Meyer lemons are a cross between lemons and Mandarin oranges, and they harness the beautiful qualities of both—tart yet still sweet and fragrant. In this recipe, the flower essences of the rose-flavored chantilly cool off the tart sensation on your palate as the burst of tangy sweetness from the macerated berries brings a depth of red fruit to the dish.
- Yield: 10 Servings
- 2 cup (340 g) cherries
- 2 cups (500 g) strawberries
- 2 cups (340 g) raspberries
- 1 recipe Raspberry & Red Verjus Sauce
- Ten 3-in (7.5-cm) baked Sweet Almond Tart Shells
- ½ recipe Meyer Lemon Curd
- 1 lime grated zest
- 1 lemon grated zest
- 1 orange grated zest
- 10 pieces Candied Buddha’s Hand
- 30.33 cups (790 ml) Rose Water Chantilly
- Pit and halve the cherries, hull and halve the strawberries, and leave the raspberries whole. Place into a large bowl and toss gently; pour the verjus sauce over the fruit and use a rubber spatula to fold so that the fruit is covered in sauce. Allow to macerate for at least 10 minutes.

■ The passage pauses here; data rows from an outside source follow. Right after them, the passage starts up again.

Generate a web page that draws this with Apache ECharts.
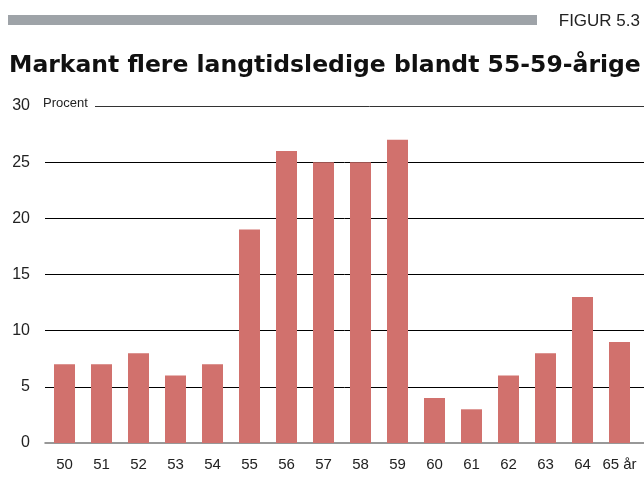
<!DOCTYPE html>
<html>
<head>
<meta charset="utf-8">
<script src="https://cdn.jsdelivr.net/npm/echarts@6/dist/echarts.min.js"></script>
<style>
html, body { margin: 0; padding: 0; background: #fff; }
#chart { width: 644px; height: 478px; }
</style>
</head>
<body>
<div id="chart"></div>
<script>
// alder (år)
var ages = ['50', '51', '52', '53', '54', '55', '56', '57', '58', '59', '60', '61', '62', '63', '64', '65 år'];
// andel langtidsledige, procent
var values = [7, 7, 8, 6, 7, 19, 26, 25, 25, 27, 4, 3, 6, 8, 13, 9];
var yMin = 0, yMax = 30, yStep = 5;

var font = '"Liberation Sans", Arial, Helvetica, sans-serif';
var myChart = echarts.init(document.getElementById('chart'));

myChart.setOption({
	animation: false,
	textStyle: { fontFamily: font },
	title: {
		text: 'Markant flere langtidsledige blandt 55-59-årige',
		left: 4,
		top: 49,
		textStyle: { fontSize: 23.5, fontWeight: 'bold', color: '#111', fontFamily: '"DejaVu Sans", ' + font }
	},
	graphic: [
		{ type: 'rect', left: 8, top: 15, shape: { width: 529, height: 10 }, style: { fill: '#9ea3a8' } },
		{ type: 'text', right: 4, top: 13, style: { text: 'FIGUR 5.3', font: '17px ' + font, fill: '#222' } },
		{ type: 'text', left: 43, top: 97, style: { text: 'Procent', font: '13px ' + font, fill: '#222' } }
	],
	grid: [
		// gitterlinjer + nullinje
		{ left: 45, right: 0, top: 106, bottom: 35 },
		// søjler
		{ left: 46, right: 6, top: 106, bottom: 35 },
		// øverste linje (efter "Procent")
		{ left: 95, right: 0, top: 106, bottom: 35 }
	],
	xAxis: [
		{ gridIndex: 0, type: 'value', min: 0, max: 1, axisLabel: { show: false }, axisTick: { show: false }, splitLine: { show: false },
			axisLine: { show: true, lineStyle: { color: '#777', width: 1.5 } } },
		{ gridIndex: 1, type: 'category', data: ages, axisLine: { show: false }, axisTick: { show: false },
			axisLabel: { color: '#222', fontSize: 15, margin: 14, interval: 0 } },
		{ gridIndex: 2, type: 'value', min: 0, max: 1, show: false }
	],
	yAxis: [
		{ gridIndex: 0, type: 'value', min: yMin, max: yMax, interval: yStep,
			axisLine: { show: false }, axisTick: { show: false },
			axisLabel: { color: '#222', fontSize: 16, margin: 15 },
			splitLine: { show: true, lineStyle: { color: ['transparent', '#000', '#000', '#000', '#000', '#000', 'transparent'], width: 1 } } },
		{ gridIndex: 1, type: 'value', min: yMin, max: yMax, interval: yStep, show: false },
		{ gridIndex: 2, type: 'value', min: yMin, max: yMax, interval: yStep,
			axisLine: { show: false }, axisTick: { show: false }, axisLabel: { show: false },
			splitLine: { show: true, lineStyle: { color: ['transparent', 'transparent', 'transparent', 'transparent', 'transparent', 'transparent', '#333'], width: 1 } } }
	],
	series: [
		{
			type: 'bar',
			xAxisIndex: 1,
			yAxisIndex: 1,
			data: values,
			barWidth: 21,
			itemStyle: { color: '#d1716d' }
		}
	]
});
</script>
</body>
</html>
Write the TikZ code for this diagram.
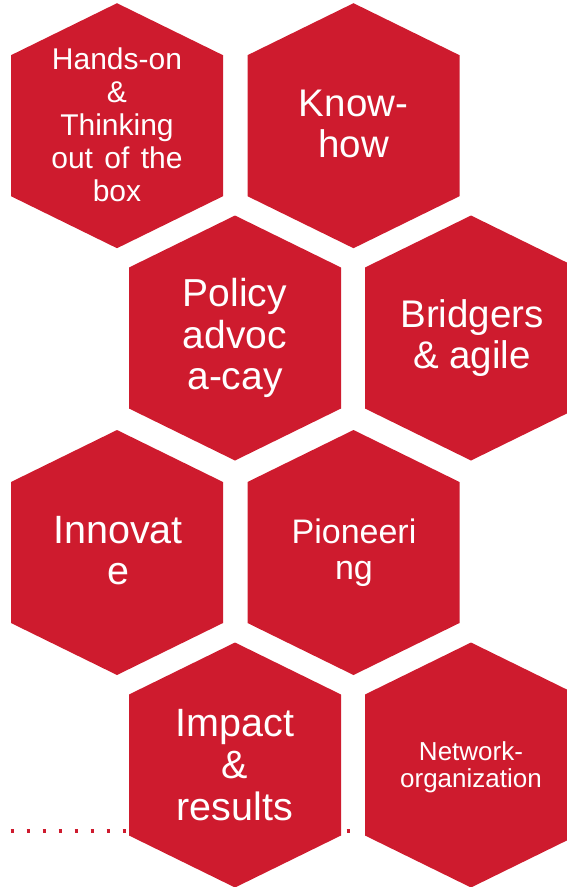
\documentclass[tikz,border=0pt]{standalone}
\usepackage{fontspec}
\setmainfont{Liberation Sans}
\definecolor{hexred}{RGB}{206,27,46}
\tikzset{
  hexfill/.style={fill=hexred, draw=none},
  hextext/.style={text=white, align=center, inner sep=0pt},
  dotline/.style={hexred, line width=3.5pt, dash pattern=on 3.5pt off 12.5pt}
}
\newcommand{\hexat}[2]{%
  \fill[hexfill] (#1,#2) ++(0,-122.5) -- ++(106,52) -- ++(0,141) -- ++(-106,52) -- ++(-106,-52) -- ++(0,-141) -- cycle;}
\begin{document}
\begin{tikzpicture}[x=1pt,y=-1pt]
\useasboundingbox (0,0) rectangle (566,887);
% dotted line behind hexagons
\coordinate (dl) at (10.55,831);
\coordinate (dr) at (352,831);
\draw[dotline] (dl) -- (dr);
% hexagons
\hexat{117}{125.7}
\hexat{353.5}{125.7}
\hexat{235}{338}
\hexat{471}{338}
\hexat{117}{552.5}
\hexat{353.5}{552.5}
\hexat{235}{765}
\hexat{471}{765}
% texts
\node[hextext, font=\fontsize{30}{33}\selectfont] (t1) at (117,125) {Hands-on\\\&\\Thinking\\out\hspace{0.38em}of\hspace{0.38em}the\\box};
\node[hextext, font=\fontsize{38.5}{41.7}\selectfont] (t2) at (353.5,124) {Know-\\how};
\node[hextext, font=\fontsize{39}{41.7}\selectfont] (t3) at (235,338) {Policy\\advoc\\a-cay};
\node[hextext, font=\fontsize{38.5}{40.7}\selectfont] (t4) at (472,338) {Bridgers\\\& agile};
\node[hextext, font=\fontsize{39.5}{41}\selectfont] (t5) at (118,551) {Innovat\\e};
\node[hextext, font=\fontsize{34}{35.7}\selectfont] (t6) at (354,553) {Pioneeri\\ng};
\node[hextext, font=\fontsize{39.5}{41.7}\selectfont] (t7) at (235,765) {Impact\\\&\\results};
\node[hextext, font=\fontsize{26}{26.7}\selectfont] (t8) at (471,767) {Network-\\organization};
\end{tikzpicture}
\end{document}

- Set out your baked tart shells and use a rubber spatula to stir and break up the lemon curd. Fit a pastry bag with a #3 plain piping tip, use a binder clip to secure the bag closed at the opening to the tip, and then fill the bag with the lemon curd. Remove the binder clip and pipe the lemon curd into the tart shells to just fill them. Spoon a small amount of the fruit mixture onto the center of each filled tart and sprinkle with some of the zest of each citrus.
- Pile the Candied Buddha’s Hand pieces on a small plate on the side, along with a bowl of the chantilly, and pass them at the table when serving, so that your guests can top the individual tarts to their taste.